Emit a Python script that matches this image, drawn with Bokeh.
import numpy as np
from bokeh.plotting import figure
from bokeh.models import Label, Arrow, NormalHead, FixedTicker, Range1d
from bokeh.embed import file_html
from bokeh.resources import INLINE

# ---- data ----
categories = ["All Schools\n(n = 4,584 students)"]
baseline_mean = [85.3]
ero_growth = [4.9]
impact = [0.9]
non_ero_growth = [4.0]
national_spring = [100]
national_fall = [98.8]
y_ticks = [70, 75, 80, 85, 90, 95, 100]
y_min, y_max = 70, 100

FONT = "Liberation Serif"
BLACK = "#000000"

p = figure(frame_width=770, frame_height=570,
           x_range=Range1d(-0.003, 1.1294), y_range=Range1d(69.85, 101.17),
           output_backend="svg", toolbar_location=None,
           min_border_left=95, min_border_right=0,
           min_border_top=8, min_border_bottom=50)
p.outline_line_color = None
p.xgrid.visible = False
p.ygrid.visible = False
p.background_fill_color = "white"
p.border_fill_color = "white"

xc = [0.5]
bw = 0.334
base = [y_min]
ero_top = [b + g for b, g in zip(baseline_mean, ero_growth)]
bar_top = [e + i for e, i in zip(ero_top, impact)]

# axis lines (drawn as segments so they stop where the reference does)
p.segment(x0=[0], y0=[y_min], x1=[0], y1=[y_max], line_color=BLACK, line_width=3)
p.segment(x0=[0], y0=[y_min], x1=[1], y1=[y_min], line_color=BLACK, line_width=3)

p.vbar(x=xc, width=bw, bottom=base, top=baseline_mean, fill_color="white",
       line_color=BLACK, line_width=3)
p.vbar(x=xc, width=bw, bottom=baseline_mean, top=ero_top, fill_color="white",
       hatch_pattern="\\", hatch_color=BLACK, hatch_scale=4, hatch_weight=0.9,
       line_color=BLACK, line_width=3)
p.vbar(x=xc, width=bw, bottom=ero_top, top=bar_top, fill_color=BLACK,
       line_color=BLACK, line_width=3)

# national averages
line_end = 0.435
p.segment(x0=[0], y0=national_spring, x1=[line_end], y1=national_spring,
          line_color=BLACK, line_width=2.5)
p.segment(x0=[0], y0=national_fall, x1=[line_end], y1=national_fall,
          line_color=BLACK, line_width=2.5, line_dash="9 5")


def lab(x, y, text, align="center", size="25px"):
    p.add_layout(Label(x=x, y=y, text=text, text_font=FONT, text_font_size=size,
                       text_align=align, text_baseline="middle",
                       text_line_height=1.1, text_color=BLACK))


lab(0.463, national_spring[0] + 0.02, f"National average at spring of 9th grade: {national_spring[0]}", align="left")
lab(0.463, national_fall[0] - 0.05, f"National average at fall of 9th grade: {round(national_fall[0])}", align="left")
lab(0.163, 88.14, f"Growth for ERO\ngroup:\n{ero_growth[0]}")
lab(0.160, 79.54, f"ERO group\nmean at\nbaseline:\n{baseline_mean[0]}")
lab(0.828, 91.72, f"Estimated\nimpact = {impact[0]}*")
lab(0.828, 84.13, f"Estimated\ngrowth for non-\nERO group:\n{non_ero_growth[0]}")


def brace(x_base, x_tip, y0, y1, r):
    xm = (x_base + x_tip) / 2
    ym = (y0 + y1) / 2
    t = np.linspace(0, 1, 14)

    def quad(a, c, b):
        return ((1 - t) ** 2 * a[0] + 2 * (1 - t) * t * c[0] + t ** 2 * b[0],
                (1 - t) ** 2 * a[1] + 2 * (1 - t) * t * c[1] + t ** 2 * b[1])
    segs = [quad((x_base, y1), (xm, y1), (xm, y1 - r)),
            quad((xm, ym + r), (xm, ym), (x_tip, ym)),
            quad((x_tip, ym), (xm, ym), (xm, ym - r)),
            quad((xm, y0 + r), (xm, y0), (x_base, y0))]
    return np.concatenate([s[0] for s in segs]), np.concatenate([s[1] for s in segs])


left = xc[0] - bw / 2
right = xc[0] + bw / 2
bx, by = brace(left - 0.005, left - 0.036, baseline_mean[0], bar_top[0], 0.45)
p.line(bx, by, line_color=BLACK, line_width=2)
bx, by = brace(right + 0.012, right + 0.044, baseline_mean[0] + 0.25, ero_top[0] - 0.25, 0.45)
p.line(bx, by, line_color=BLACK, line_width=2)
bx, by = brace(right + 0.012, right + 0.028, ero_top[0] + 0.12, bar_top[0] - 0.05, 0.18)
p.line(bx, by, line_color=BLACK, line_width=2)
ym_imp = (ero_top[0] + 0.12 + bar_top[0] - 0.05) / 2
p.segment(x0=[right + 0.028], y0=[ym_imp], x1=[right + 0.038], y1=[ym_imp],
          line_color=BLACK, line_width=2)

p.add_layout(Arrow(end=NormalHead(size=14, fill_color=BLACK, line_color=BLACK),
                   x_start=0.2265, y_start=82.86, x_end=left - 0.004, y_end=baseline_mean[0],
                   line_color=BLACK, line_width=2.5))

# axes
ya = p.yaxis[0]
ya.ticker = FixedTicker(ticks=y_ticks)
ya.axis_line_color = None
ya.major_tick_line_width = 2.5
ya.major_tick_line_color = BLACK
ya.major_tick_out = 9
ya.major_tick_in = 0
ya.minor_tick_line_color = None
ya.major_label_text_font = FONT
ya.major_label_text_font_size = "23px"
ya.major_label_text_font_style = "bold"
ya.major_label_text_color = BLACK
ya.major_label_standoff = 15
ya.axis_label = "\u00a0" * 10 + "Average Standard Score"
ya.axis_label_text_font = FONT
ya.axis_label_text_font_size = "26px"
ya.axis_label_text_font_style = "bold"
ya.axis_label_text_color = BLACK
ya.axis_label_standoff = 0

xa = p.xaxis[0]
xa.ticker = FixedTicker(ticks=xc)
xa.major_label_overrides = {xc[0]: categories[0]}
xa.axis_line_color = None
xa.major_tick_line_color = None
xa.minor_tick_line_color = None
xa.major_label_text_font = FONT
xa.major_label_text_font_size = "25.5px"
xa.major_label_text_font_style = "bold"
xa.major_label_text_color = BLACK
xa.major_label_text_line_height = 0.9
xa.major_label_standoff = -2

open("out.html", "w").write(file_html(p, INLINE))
□ □ □
Your task is to output all of the data above word for word.

Emit a Python script that matches this image, drawn with Bokeh.
import numpy as np
from bokeh.plotting import figure
from bokeh.models import Label, Arrow, NormalHead, FixedTicker, Range1d
from bokeh.embed import file_html
from bokeh.resources import INLINE

# ---- data ----
categories = ["All Schools\n(n = 4,584 students)"]
baseline_mean = [85.3]
ero_growth = [4.9]
impact = [0.9]
non_ero_growth = [4.0]
national_spring = [100]
national_fall = [98.8]
y_ticks = [70, 75, 80, 85, 90, 95, 100]
y_min, y_max = 70, 100

FONT = "Liberation Serif"
BLACK = "#000000"

p = figure(frame_width=770, frame_height=570,
           x_range=Range1d(-0.003, 1.1294), y_range=Range1d(69.85, 101.17),
           output_backend="svg", toolbar_location=None,
           min_border_left=95, min_border_right=0,
           min_border_top=8, min_border_bottom=50)
p.outline_line_color = None
p.xgrid.visible = False
p.ygrid.visible = False
p.background_fill_color = "white"
p.border_fill_color = "white"

xc = [0.5]
bw = 0.334
base = [y_min]
ero_top = [b + g for b, g in zip(baseline_mean, ero_growth)]
bar_top = [e + i for e, i in zip(ero_top, impact)]

# axis lines (drawn as segments so they stop where the reference does)
p.segment(x0=[0], y0=[y_min], x1=[0], y1=[y_max], line_color=BLACK, line_width=3)
p.segment(x0=[0], y0=[y_min], x1=[1], y1=[y_min], line_color=BLACK, line_width=3)

p.vbar(x=xc, width=bw, bottom=base, top=baseline_mean, fill_color="white",
       line_color=BLACK, line_width=3)
p.vbar(x=xc, width=bw, bottom=baseline_mean, top=ero_top, fill_color="white",
       hatch_pattern="\\", hatch_color=BLACK, hatch_scale=4, hatch_weight=0.9,
       line_color=BLACK, line_width=3)
p.vbar(x=xc, width=bw, bottom=ero_top, top=bar_top, fill_color=BLACK,
       line_color=BLACK, line_width=3)

# national averages
line_end = 0.435
p.segment(x0=[0], y0=national_spring, x1=[line_end], y1=national_spring,
          line_color=BLACK, line_width=2.5)
p.segment(x0=[0], y0=national_fall, x1=[line_end], y1=national_fall,
          line_color=BLACK, line_width=2.5, line_dash="9 5")


def lab(x, y, text, align="center", size="25px"):
    p.add_layout(Label(x=x, y=y, text=text, text_font=FONT, text_font_size=size,
                       text_align=align, text_baseline="middle",
                       text_line_height=1.1, text_color=BLACK))


lab(0.463, national_spring[0] + 0.02, f"National average at spring of 9th grade: {national_spring[0]}", align="left")
lab(0.463, national_fall[0] - 0.05, f"National average at fall of 9th grade: {round(national_fall[0])}", align="left")
lab(0.163, 88.14, f"Growth for ERO\ngroup:\n{ero_growth[0]}")
lab(0.160, 79.54, f"ERO group\nmean at\nbaseline:\n{baseline_mean[0]}")
lab(0.828, 91.72, f"Estimated\nimpact = {impact[0]}*")
lab(0.828, 84.13, f"Estimated\ngrowth for non-\nERO group:\n{non_ero_growth[0]}")


def brace(x_base, x_tip, y0, y1, r):
    xm = (x_base + x_tip) / 2
    ym = (y0 + y1) / 2
    t = np.linspace(0, 1, 14)

    def quad(a, c, b):
        return ((1 - t) ** 2 * a[0] + 2 * (1 - t) * t * c[0] + t ** 2 * b[0],
                (1 - t) ** 2 * a[1] + 2 * (1 - t) * t * c[1] + t ** 2 * b[1])
    segs = [quad((x_base, y1), (xm, y1), (xm, y1 - r)),
            quad((xm, ym + r), (xm, ym), (x_tip, ym)),
            quad((x_tip, ym), (xm, ym), (xm, ym - r)),
            quad((xm, y0 + r), (xm, y0), (x_base, y0))]
    return np.concatenate([s[0] for s in segs]), np.concatenate([s[1] for s in segs])


left = xc[0] - bw / 2
right = xc[0] + bw / 2
bx, by = brace(left - 0.005, left - 0.036, baseline_mean[0], bar_top[0], 0.45)
p.line(bx, by, line_color=BLACK, line_width=2)
bx, by = brace(right + 0.012, right + 0.044, baseline_mean[0] + 0.25, ero_top[0] - 0.25, 0.45)
p.line(bx, by, line_color=BLACK, line_width=2)
bx, by = brace(right + 0.012, right + 0.028, ero_top[0] + 0.12, bar_top[0] - 0.05, 0.18)
p.line(bx, by, line_color=BLACK, line_width=2)
ym_imp = (ero_top[0] + 0.12 + bar_top[0] - 0.05) / 2
p.segment(x0=[right + 0.028], y0=[ym_imp], x1=[right + 0.038], y1=[ym_imp],
          line_color=BLACK, line_width=2)

p.add_layout(Arrow(end=NormalHead(size=14, fill_color=BLACK, line_color=BLACK),
                   x_start=0.2265, y_start=82.86, x_end=left - 0.004, y_end=baseline_mean[0],
                   line_color=BLACK, line_width=2.5))

# axes
ya = p.yaxis[0]
ya.ticker = FixedTicker(ticks=y_ticks)
ya.axis_line_color = None
ya.major_tick_line_width = 2.5
ya.major_tick_line_color = BLACK
ya.major_tick_out = 9
ya.major_tick_in = 0
ya.minor_tick_line_color = None
ya.major_label_text_font = FONT
ya.major_label_text_font_size = "23px"
ya.major_label_text_font_style = "bold"
ya.major_label_text_color = BLACK
ya.major_label_standoff = 15
ya.axis_label = "\u00a0" * 10 + "Average Standard Score"
ya.axis_label_text_font = FONT
ya.axis_label_text_font_size = "26px"
ya.axis_label_text_font_style = "bold"
ya.axis_label_text_color = BLACK
ya.axis_label_standoff = 0

xa = p.xaxis[0]
xa.ticker = FixedTicker(ticks=xc)
xa.major_label_overrides = {xc[0]: categories[0]}
xa.axis_line_color = None
xa.major_tick_line_color = None
xa.minor_tick_line_color = None
xa.major_label_text_font = FONT
xa.major_label_text_font_size = "25.5px"
xa.major_label_text_font_style = "bold"
xa.major_label_text_color = BLACK
xa.major_label_text_line_height = 0.9
xa.major_label_standoff = -2

open("out.html", "w").write(file_html(p, INLINE))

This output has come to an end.